Starting with the first line below, extract each line through the one that contains "ax.yaxis.set_label_coords(-0.083, 0.5)", inclusive, excluding pictures.

DATASET SECTION
+===+

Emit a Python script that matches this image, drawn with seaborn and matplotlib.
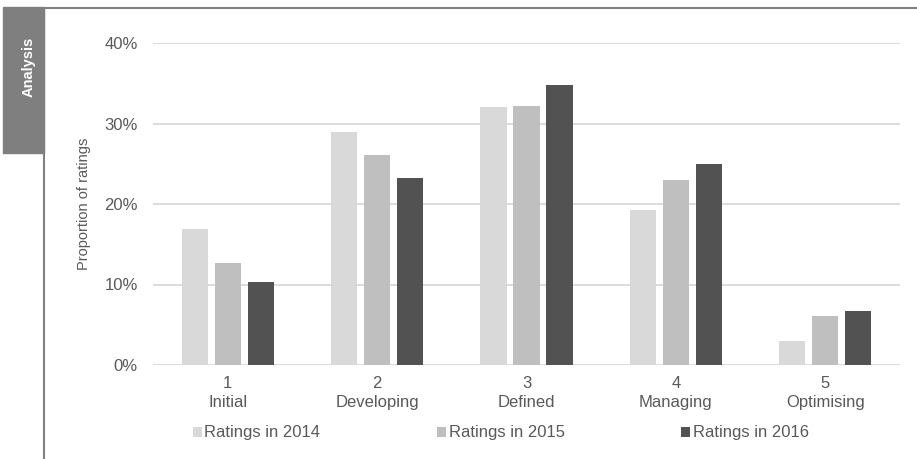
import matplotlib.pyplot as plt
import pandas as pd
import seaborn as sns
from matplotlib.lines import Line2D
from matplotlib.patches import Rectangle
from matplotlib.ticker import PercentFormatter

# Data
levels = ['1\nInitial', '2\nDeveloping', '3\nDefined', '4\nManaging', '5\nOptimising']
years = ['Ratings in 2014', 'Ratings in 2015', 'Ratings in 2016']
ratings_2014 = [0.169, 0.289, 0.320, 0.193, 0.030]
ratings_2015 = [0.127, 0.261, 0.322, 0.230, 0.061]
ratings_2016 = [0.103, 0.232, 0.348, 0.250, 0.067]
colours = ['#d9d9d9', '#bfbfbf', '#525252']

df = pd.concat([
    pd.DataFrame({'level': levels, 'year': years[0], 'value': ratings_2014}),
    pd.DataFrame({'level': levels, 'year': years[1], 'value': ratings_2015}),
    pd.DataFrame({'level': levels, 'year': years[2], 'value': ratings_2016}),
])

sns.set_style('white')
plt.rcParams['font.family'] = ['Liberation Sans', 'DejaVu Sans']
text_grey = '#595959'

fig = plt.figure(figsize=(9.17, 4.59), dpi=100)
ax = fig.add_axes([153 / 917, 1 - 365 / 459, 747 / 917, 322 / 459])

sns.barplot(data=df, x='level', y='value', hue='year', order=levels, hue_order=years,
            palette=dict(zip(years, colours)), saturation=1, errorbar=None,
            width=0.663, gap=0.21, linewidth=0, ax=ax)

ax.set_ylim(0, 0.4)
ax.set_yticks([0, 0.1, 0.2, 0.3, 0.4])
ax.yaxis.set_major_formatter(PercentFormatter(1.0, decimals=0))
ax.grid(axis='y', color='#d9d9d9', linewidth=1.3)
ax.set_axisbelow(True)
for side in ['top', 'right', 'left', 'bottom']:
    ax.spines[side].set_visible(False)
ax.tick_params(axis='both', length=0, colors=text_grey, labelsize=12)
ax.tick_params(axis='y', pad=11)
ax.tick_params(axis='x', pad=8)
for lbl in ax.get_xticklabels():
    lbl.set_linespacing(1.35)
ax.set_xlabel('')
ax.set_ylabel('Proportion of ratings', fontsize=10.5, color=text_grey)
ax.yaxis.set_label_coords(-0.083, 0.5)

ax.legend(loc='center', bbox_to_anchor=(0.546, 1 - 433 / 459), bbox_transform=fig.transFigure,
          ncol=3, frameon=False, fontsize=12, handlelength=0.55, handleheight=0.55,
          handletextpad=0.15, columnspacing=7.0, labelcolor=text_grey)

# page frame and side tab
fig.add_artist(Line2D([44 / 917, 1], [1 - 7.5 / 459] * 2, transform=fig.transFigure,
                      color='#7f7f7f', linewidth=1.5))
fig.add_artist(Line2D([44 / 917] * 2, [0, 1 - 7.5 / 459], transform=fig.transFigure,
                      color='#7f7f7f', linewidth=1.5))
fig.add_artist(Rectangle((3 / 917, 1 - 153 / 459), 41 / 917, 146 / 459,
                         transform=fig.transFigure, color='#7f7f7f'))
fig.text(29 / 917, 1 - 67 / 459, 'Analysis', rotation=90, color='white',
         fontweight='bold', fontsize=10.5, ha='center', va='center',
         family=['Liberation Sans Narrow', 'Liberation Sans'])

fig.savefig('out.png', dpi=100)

+===+

REPLY
Emit a Python script that matches this image, drawn with seaborn and matplotlib.
import matplotlib.pyplot as plt
import pandas as pd
import seaborn as sns
from matplotlib.lines import Line2D
from matplotlib.patches import Rectangle
from matplotlib.ticker import PercentFormatter

# Data
levels = ['1\nInitial', '2\nDeveloping', '3\nDefined', '4\nManaging', '5\nOptimising']
years = ['Ratings in 2014', 'Ratings in 2015', 'Ratings in 2016']
ratings_2014 = [0.169, 0.289, 0.320, 0.193, 0.030]
ratings_2015 = [0.127, 0.261, 0.322, 0.230, 0.061]
ratings_2016 = [0.103, 0.232, 0.348, 0.250, 0.067]
colours = ['#d9d9d9', '#bfbfbf', '#525252']

df = pd.concat([
    pd.DataFrame({'level': levels, 'year': years[0], 'value': ratings_2014}),
    pd.DataFrame({'level': levels, 'year': years[1], 'value': ratings_2015}),
    pd.DataFrame({'level': levels, 'year': years[2], 'value': ratings_2016}),
])

sns.set_style('white')
plt.rcParams['font.family'] = ['Liberation Sans', 'DejaVu Sans']
text_grey = '#595959'

fig = plt.figure(figsize=(9.17, 4.59), dpi=100)
ax = fig.add_axes([153 / 917, 1 - 365 / 459, 747 / 917, 322 / 459])

sns.barplot(data=df, x='level', y='value', hue='year', order=levels, hue_order=years,
            palette=dict(zip(years, colours)), saturation=1, errorbar=None,
            width=0.663, gap=0.21, linewidth=0, ax=ax)

ax.set_ylim(0, 0.4)
ax.set_yticks([0, 0.1, 0.2, 0.3, 0.4])
ax.yaxis.set_major_formatter(PercentFormatter(1.0, decimals=0))
ax.grid(axis='y', color='#d9d9d9', linewidth=1.3)
ax.set_axisbelow(True)
for side in ['top', 'right', 'left', 'bottom']:
    ax.spines[side].set_visible(False)
ax.tick_params(axis='both', length=0, colors=text_grey, labelsize=12)
ax.tick_params(axis='y', pad=11)
ax.tick_params(axis='x', pad=8)
for lbl in ax.get_xticklabels():
    lbl.set_linespacing(1.35)
ax.set_xlabel('')
ax.set_ylabel('Proportion of ratings', fontsize=10.5, color=text_grey)
ax.yaxis.set_label_coords(-0.083, 0.5)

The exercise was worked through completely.